Background
Serenity Welfare came to Whitehouse Communications to found and run their political campaign to end the use of handcuffs and physical restraints on children in care by private transport providers.
Children and young people living in, or on the edge of, care often need to be transported between care settings, taken to school or to hospital. Local authorities regularly hire private secure transportation providers to carry out these journeys. Many children found that they were automatically put in handcuffs by their transportation provider.
Stakeholders in this sector, including Ofsted, the Office of the Children’s Commissioner and the Department for Education are aware of private secure transportation providers using handcuffs on the children in care. Worryingly, the scale of the problem remained unknown as transportation providers are not required to report any instances of handcuffing or restraint to the appropriate authority. The practice remains unregulated, unmonitored, and this data gap puts vulnerable children at risk.
Our Campaign Strategy
Whitehouse created the Hope Instead of Handcuffs campaign with an original report launch; as well as identifying issues in this space which the Serenity team could comment on to build their reputation as thought leaders.
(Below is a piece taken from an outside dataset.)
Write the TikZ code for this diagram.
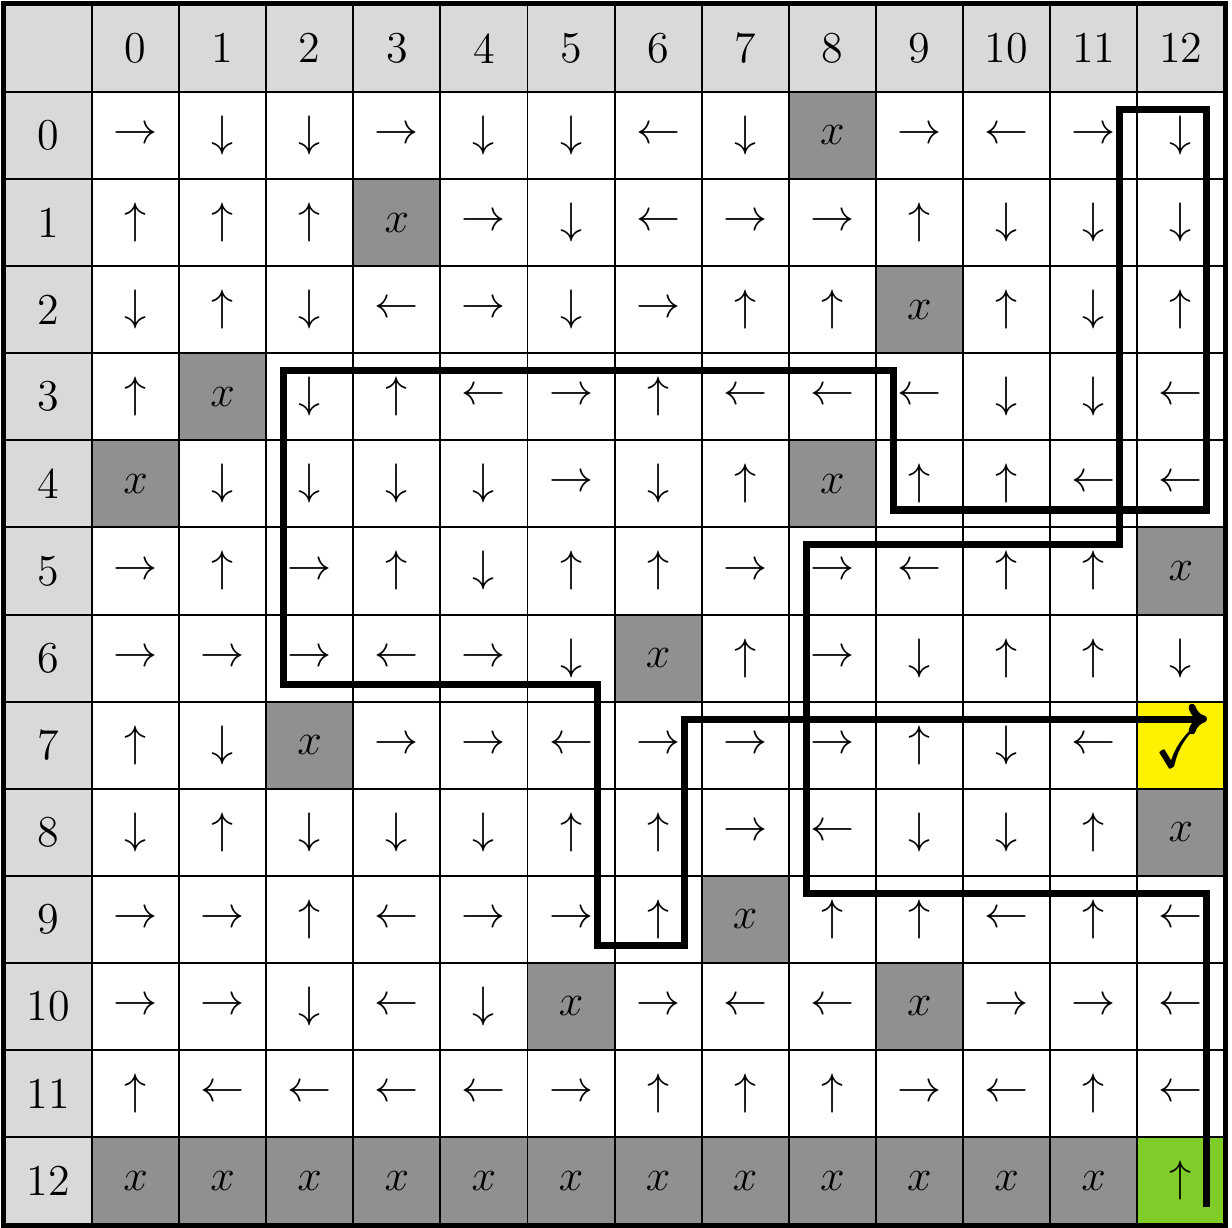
\documentclass[tikz,border=0pt]{standalone}
\usepackage{amsmath}
\usepackage{amssymb}
\usepackage{tikz}
\usetikzlibrary{matrix, arrows.meta, calc}

\definecolor{blockgray}{RGB}{145,144,145}
\definecolor{goalgreen}{RGB}{128,204,40}

\newcommand{\goR}{$\rightarrow$}
\newcommand{\goL}{$\leftarrow$}
\newcommand{\goU}{$\uparrow$}
\newcommand{\goD}{$\downarrow$}

\begin{document}
\begin{tikzpicture}[line width=0.65pt,
        hd/.style={fill=black!15},
        blk/.style={fill=blockgray},
        route/.style={line width=2.3pt, black}]
        \useasboundingbox (-7.056,-7.034) rectangle (7.088,7.055);
        \matrix (A) [matrix of nodes, nodes in empty cells,
            nodes={draw, minimum size=1cm, inner sep=0pt, anchor=center, font=\Large},
            column sep=-\pgflinewidth, row sep=-\pgflinewidth]{
                |[hd]| & |[hd]|0 & |[hd]|1 & |[hd]|2 & |[hd]|3 & |[hd]|4 & |[hd]|5 & |[hd]|6 & |[hd]|7 & |[hd]|8 & |[hd]|9 & |[hd]|10 & |[hd]|11 & |[hd]|12\\
                |[hd]|0 & \goR & \goD & \goD & \goR & \goD & \goD & \goL & \goD & |[blk]|$x$ & \goR & \goL & \goR & \goD\\
                |[hd]|1 & \goU & \goU & \goU & |[blk]|$x$ & \goR & \goD & \goL & \goR & \goR & \goU & \goD & \goD & \goD\\
                |[hd]|2 & \goD & \goU & \goD & \goL & \goR & \goD & \goR & \goU & \goU & |[blk]|$x$ & \goU & \goD & \goU\\
                |[hd]|3 & \goU & |[blk]|$x$ & \goD & \goU & \goL & \goR & \goU & \goL & \goL & \goL & \goD & \goD & \goL\\
                |[hd]|4 & |[blk]|$x$ & \goD & \goD & \goD & \goD & \goR & \goD & \goU & |[blk]|$x$ & \goU & \goU & \goL & \goL\\
                |[hd]|5 & \goR & \goU & \goR & \goU & \goD & \goU & \goU & \goR & \goR & \goL & \goU & \goU & |[blk]|$x$\\
                |[hd]|6 & \goR & \goR & \goR & \goL & \goR & \goD & |[blk]|$x$ & \goU & \goR & \goD & \goU & \goU & \goD\\
                |[hd]|7 & \goU & \goD & |[blk]|$x$ & \goR & \goR & \goL & \goR & \goR & \goR & \goU & \goD & \goL & |[fill=yellow, font=\huge]|$\checkmark$\\
                |[hd]|8 & \goD & \goU & \goD & \goD & \goD & \goU & \goU & \goR & \goL & \goD & \goD & \goU & |[blk]|$x$\\
                |[hd]|9 & \goR & \goR & \goU & \goL & \goR & \goR & \goU & |[blk]|$x$ & \goU & \goU & \goL & \goU & \goL\\
                |[hd]|10 & \goR & \goR & \goD & \goL & \goD & |[blk]|$x$ & \goR & \goL & \goL & |[blk]|$x$ & \goR & \goR & \goL\\
                |[hd]|11 & \goU & \goL & \goL & \goL & \goL & \goR & \goU & \goU & \goU & \goR & \goL & \goU & \goL\\
                |[hd]|12 & |[blk]|$x$ & |[blk]|$x$ & |[blk]|$x$ & |[blk]|$x$ & |[blk]|$x$ & |[blk]|$x$ & |[blk]|$x$ & |[blk]|$x$ & |[blk]|$x$ & |[blk]|$x$ & |[blk]|$x$ & |[blk]|$x$ & |[fill=goalgreen]|\goU\\};
        \draw [line width=1.6pt] (A-1-1.north west) rectangle (A-14-14.south east);
        % route from the start cell to the goal
        \draw [route, -{To[length=6pt, width=10pt]}] ($(A-14-14.center)+(0.3,-0.3)$) --++(0,3.6) --++(-4.6,0) --++(0,4)
            --++(3.6,0) --++(0,5) --++(1,0) --++(0,-4.6) --++(-3.6,0) --++(0,1.6)
            --++(-7,0) --++(0,-3.6) --++(3.6,0) --++(0,-3) --++(1,0) --++(0,2.6) --++(6,0);
    \end{tikzpicture}
\end{document}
We developed a detailed core political briefing, setting out a clear narrative around what the issue was, and how the lack of regulation was allowing vulnerable children to slip through the gaps. The briefing also included our policy objectives on how the challenges can be addressed.
With our narrative in place, we put together an extensive stakeholder map and began a plan of engagement, reaching out to key figures within government, the care sector, MPs, Peers and politicians in the devolved nations. After some initial discussion with key stakeholders laying out our concerns, we gained the support of Ofsted, the Children’s Commissioner’s Office, the Restraint Reduction Network and the Children’s Home Association.
We also gained the support of several MSPs and members of the Senedd, holding meetings and drop in-events, and gaining additional support through drafting and sending letters to the Children’s Ministers on behalf of our political supporters. Our PR team used these meetings and the support of high-profile politicians to generate extensive national coverage, including Sky, the Independent, the Daily Mail, the BBC and the Daily Express. We had opinion pieces published calling on governments to change the law in England, Scotland and Wales.
Outcome
Following an extensive integrated campaign, our first major success came when the Senedd published the Reducing Restrictive Practices Framework (RRPF), a framework to protect vulnerable children from harmful handcuffing and restraint practice, making Wales the first nation in the UK to recognise the need to address the use of physical restraint against vulnerable children during transportation.
The new RRPF includes a specific section for such secure transportation settings, stating that ‘Welsh Ministers are clear that it is not appropriate to use handcuffs of any kind during such journeys’.
The campaign saw even greater success in Scotland in 2024 where, after engaging with several MSPs and Scottish Ministers, we secured legally binding protections via an amendment to the Children’s Care and Justice Bill tabled by our supporter Ross Greer MSP, making Scotland the first nation in the UK to introduce statutory protections to end restraint of children in care during secure transportation.
This amendment means that the Scottish government is now legally obliged to publish national mandatory standards on secure transportation that will address the unnecessary use of restraint on vulnerable children and young people. Secure care providers and commissioners will now be legally bound to adhere to these standards, meaning that vulnerable children in care will be protected from being brutally and unnecessarily handcuffed when being transported between care settings.